Per la Corte di cassazione si impedisce così al cliente di avere una adeguata difesa
Infedele patrocinio fingere di far da tramite col collega
di Adelaide Caravaglios

Integra gli estremi del reato di infedele patrocinio la condotta di quel legale che finge di fare da tramite tra una sua cliente e un collega abilitato alla difesa dinnanzi alle giurisdizioni superiori, senza tuttavia averlo mai contattato, con ciò impedendo di fatto alla prima di essere adeguatamente difesa nell’ultimo grado di giudizio: sono queste le conclusioni cui è giunta la VI sezione penale della Cassazione nella sentenza n. 22239 del 2021.
Intervenuta sul ricorso di un avvocato avverso la decisione dei giudici di merito, ha rigettato le censure lamentate (in particolare quella relativa alla ritenuta violazione di legge per erronea sussistenza del reato di infedele patrocinio), sostenendo che la decisione operata dalla Corte territoriale risultava pienamente in linea con i risultati dell’esegesi condotta, in base alla quale ai fini della integrazione del delitto di patrocinio o consulenza infedele «è necessario che si verifichi un nocumento agli interessi della parte, che, quale conseguenza della violazione dei doveri professionali, rappresenta l’evento del reato, inteso non necessariamente in senso civilistico quale danno patrimoniale, ma anche nel senso di mancato conseguimento di beni giuridici o di benefici, anche solo di ordine morale, che avrebbero potuto conseguire al corretto e leale esercizio del patrocinio legale».

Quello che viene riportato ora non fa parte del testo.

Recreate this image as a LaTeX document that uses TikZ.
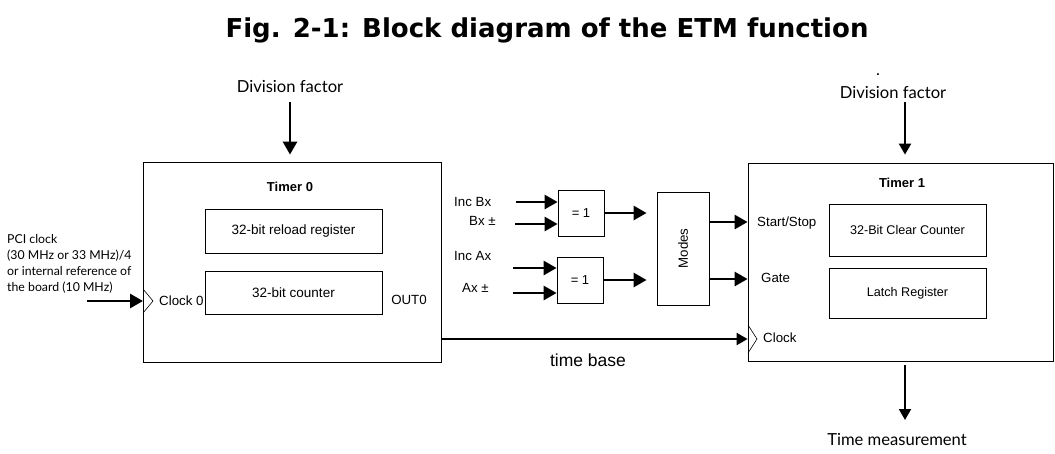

Il nocumento della cliente, spiegano, era infatti consistito in «una perdita di «chance processuali»», dovuta essenzialmente al fatto che il suo difensore le aveva fatto credere di aver fatto da tramite con un avvocato cassazionista, mai realmente officiato, motivo per il quale la stessa si era trovata nelle condizioni di non essere difesa «nel miglior modo possibile» nel grado finale del giudizio. Il libero professionista si era pertanto «reso infedele» ai suoi doveri professionali (era arrivato addirittura a falsificare le firme del collega tanto in calce al ricorso, quanto per l’autentica della sottoscrizione del mandato alle liti): un comportamento – questo – «dolosamente irrispettoso dei propri doveri professionali».Così argomentando i giudici di legittimità lo hanno condannato anche al pagamento di una multa.